In today's
Private Lives column in The Guardian G2, the dilemma for next week (scroll down to foot of page) is:
My husband wants to leave me. We have two children, aged 10 and eight, and he says he is depressed and only loves me as "the mother of his children" now. He has been working and travelling a lot and was away for most of last year.
He does not want to see a marriage counsellor; he simply wants out of our relationship.
....
I love him but he has been so hurtful to me recently that I can feel myself being pushed to the point of not being able to forgive him for his behaviour. Despite this, I know that we should both try to work to improve our relationship.
He is spending more time with new friends and with people he knew before we got married, including a couple of women. He is seeing a therapist but I feel that this is only making things worse. Can I save my marriage?

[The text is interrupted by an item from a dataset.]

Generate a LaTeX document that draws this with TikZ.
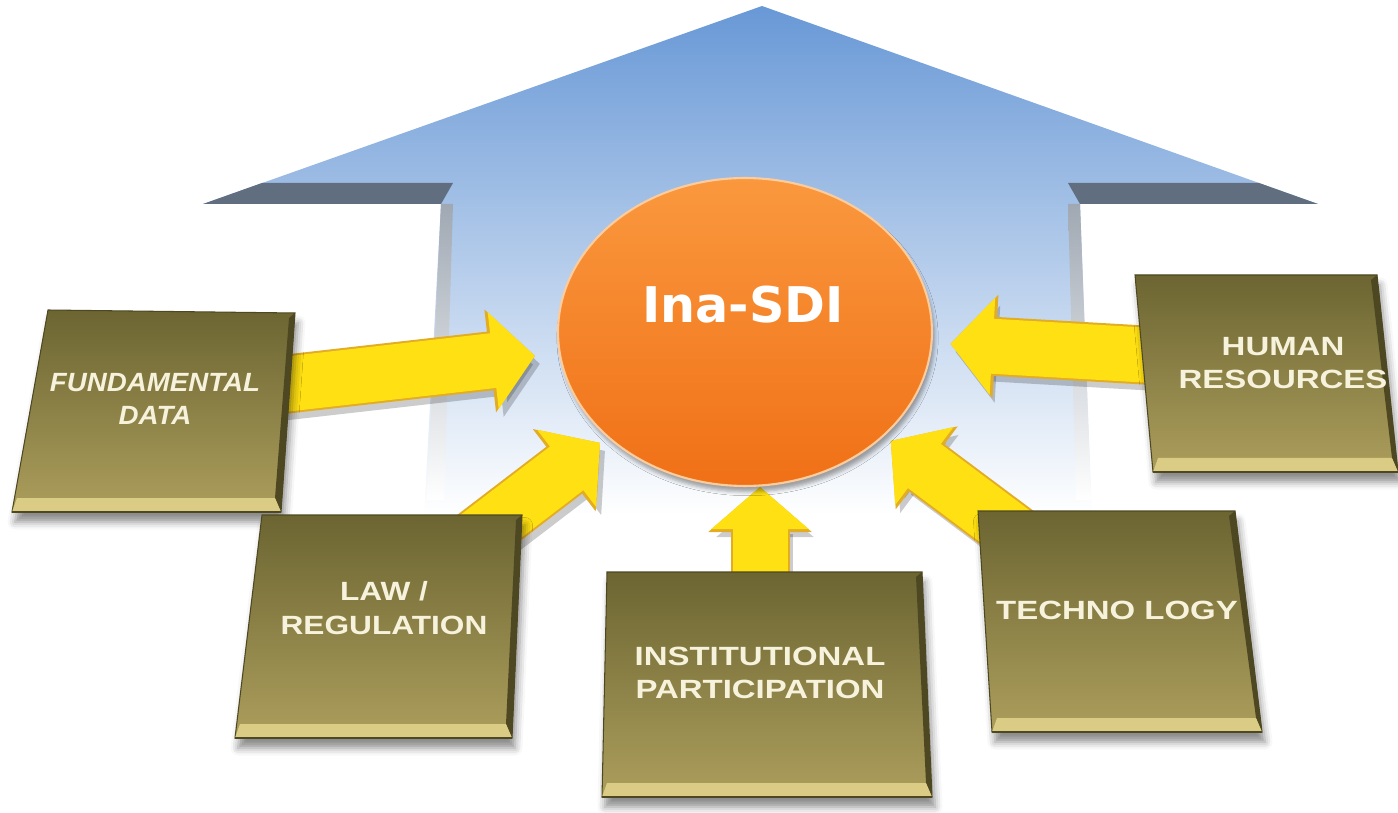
\documentclass[tikz,border=0pt]{standalone}
\usepackage{fontspec}
\setmainfont{Liberation Sans}
\newfontfamily\hubfont{DejaVu Sans}
\usepackage{graphicx}
\usetikzlibrary{arrows.meta,shapes.geometric,calc,shadows.blur}
\definecolor{cielo}{RGB}{104,152,214}
\definecolor{cielomed}{RGB}{150,182,220}
\definecolor{franja}{RGB}{96,110,128}
\definecolor{oliva}{RGB}{108,101,50}
\definecolor{olivaclaro}{RGB}{172,158,92}
\definecolor{bisel}{RGB}{218,204,132}
\definecolor{borde}{RGB}{78,72,34}
\definecolor{crema}{RGB}{246,242,220}
\definecolor{amarillo}{RGB}{255,224,18}
\definecolor{dorado}{RGB}{226,172,36}
\definecolor{naranja}{RGB}{240,112,22}
\definecolor{naranjaclaro}{RGB}{250,152,62}
\definecolor{aro}{RGB}{252,204,156}
\pgfdeclarelayer{background}
\pgfsetlayers{background,main}
\newcommand{\ancho}[2][1.25]{\scalebox{#1}[1]{#2}}

\begin{document}
\begin{tikzpicture}[x=0.02cm,y=-0.02cm,
  etiqueta/.style={text=crema, align=center, inner sep=2pt,
    font=\bfseries\fontsize{15}{19}\selectfont},
  flecha/.style={draw=amarillo, line width=1.1cm,
    -{Triangle[length=0.84cm,width=1.9cm]}},
  contorno/.style={draw=dorado, line width=1.18cm,
    -{Triangle[length=0.9cm,width=2.02cm]}},
  sombra/.style={draw=black, opacity=0.2, line width=1.1cm,
    -{Triangle[length=0.84cm,width=1.9cm]},
    transform canvas={xshift=0.1cm,yshift=-0.16cm}}]
  \useasboundingbox (0,0) rectangle (1398,813);

  % Cajas
  \foreach \tl/\tr/\br/\bl in {{(48,310)}/{(295,313)}/{(281,512)}/{(12,512)},
      {(262,515)}/{(522,515)}/{(512,738)}/{(235,738)},
      {(607,572)}/{(922,572)}/{(932,797)}/{(602,797)},
      {(978,511)}/{(1235,511)}/{(1262,732)}/{(992,732)},
      {(1135,275)}/{(1377,275)}/{(1398,472)}/{(1153,472)}} {
    \path \tl coordinate (ai) \tr coordinate (ad) \br coordinate (bd) \bl coordinate (bi);
    \shade[top color=oliva, bottom color=olivaclaro, draw=borde, line width=0.6pt,
      blur shadow={shadow xshift=0.06cm, shadow yshift=-0.2cm,
        shadow opacity=45, shadow blur radius=0.15cm}]
      (ai) -- (ad) -- (bd) -- (bi) -- cycle;
    \fill[borde] (ad) -- (bd) -- ($(bd)+(-6,-14)$) -- ($(ad)+(-6,5)$) -- cycle;
    \fill[bisel] ($(bi)+(5,-14)$) -- ($(bd)+(-6,-14)$) -- (bd) -- (bi) -- cycle;
    \draw[borde, line width=0.8pt] (bi) -- (bd);
  }

  \node[etiqueta] (fund) at (155,399)
    {\itshape\ancho[1.05]{FUNDAMENTAL}\\\itshape\ancho[1.05]{DATA}};
  \node[etiqueta] (law) at (384,608) {\ancho[1.2]{LAW /}\\\ancho[1.2]{REGULATION}};
  \node[etiqueta] (inst) at (760,673) {\ancho{INSTITUTIONAL}\\\ancho{PARTICIPATION}};
  \node[etiqueta] (tec) at (1117,610) {\ancho{TECHNO LOGY}};
  \node[etiqueta] (hum) at (1283,363) {\ancho{HUMAN}\\\ancho{RESOURCES}};

  % Circulo central
  \node[ellipse, minimum width=7.48cm, minimum height=6.16cm, inner sep=0pt,
    top color=naranjaclaro, bottom color=naranja, draw=aro, line width=1.2pt,
    blur shadow={shadow xshift=0.05cm, shadow yshift=-0.12cm, shadow opacity=35}]
    (hub) at (745,332) {};
  \node[text=white, font=\hubfont\bfseries\fontsize{28}{30}\selectfont]
    (sdi) at (743,305) {Ina-SDI};

  \begin{pgfonlayer}{background}
    % Flecha grande del fondo
    \shade[top color=cielo, middle color=cielomed, bottom color=white]
      (762,6) -- (1318,204) -- (1080,204) -- (1092,515) -- (424,515)
      -- (441,204) -- (203,204) -- cycle;
    \fill[franja] (262,183) -- (453,183) -- (441,204) -- (203,204) -- cycle;
    \fill[franja] (1068,183) -- (1259,183) -- (1318,204) -- (1080,204) -- cycle;
    % lados del cuerpo
    \shade[top color=franja!60, bottom color=white]
      (441,204) -- (453,204) -- (444,500) -- (427,500) -- cycle;
    \shade[top color=franja!60, bottom color=white]
      (1068,204) -- (1080,204) -- (1091,500) -- (1076,500) -- cycle;

    % Flechas amarillas
    \foreach \a/\c in {fund/0.48cm, law/0.18cm, tec/0.16cm, hum/0.36cm} {
      \draw[sombra, shorten >=\c] (\a) -- (hub);
      \draw[contorno, shorten >=\c] (\a) -- (hub);
      \draw[flecha, shorten >=\c] (\a) -- (hub);
    }
    \draw[sombra] (inst.north) -- (inst.north |- hub.south);
    \draw[contorno] (inst.north) -- (inst.north |- hub.south);
    \draw[flecha] (inst.north) -- (inst.north |- hub.south);
  \end{pgfonlayer}
\end{tikzpicture}
\end{document}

And I think 'Why should you want to? Why would you want to stay with someone who doesn't want you and is hurtful towards you?'
Okay, I get that relationships do have phases of badness and tensions and that in some cases it's reasonable to want to work on stuff, though ideally before the point where one partner simply wants out.
But when they've got to that point?
I'm with the Marvelettes - even if there are not
Too Many Fish in the Sea (I'm more with the Velvelettes' opinion that finding a good man is like finding a
Needle in a Haystack) - 'Don't want nobody who don't want me'.
***
And on science and vitamins and 'popular wisdom' versus the detailed analyses of the Cochrane Collaboration:
A report saying that certain dietary supplements may do more harm than good has prompted howls of outrage from the vitamin and health-food lobby.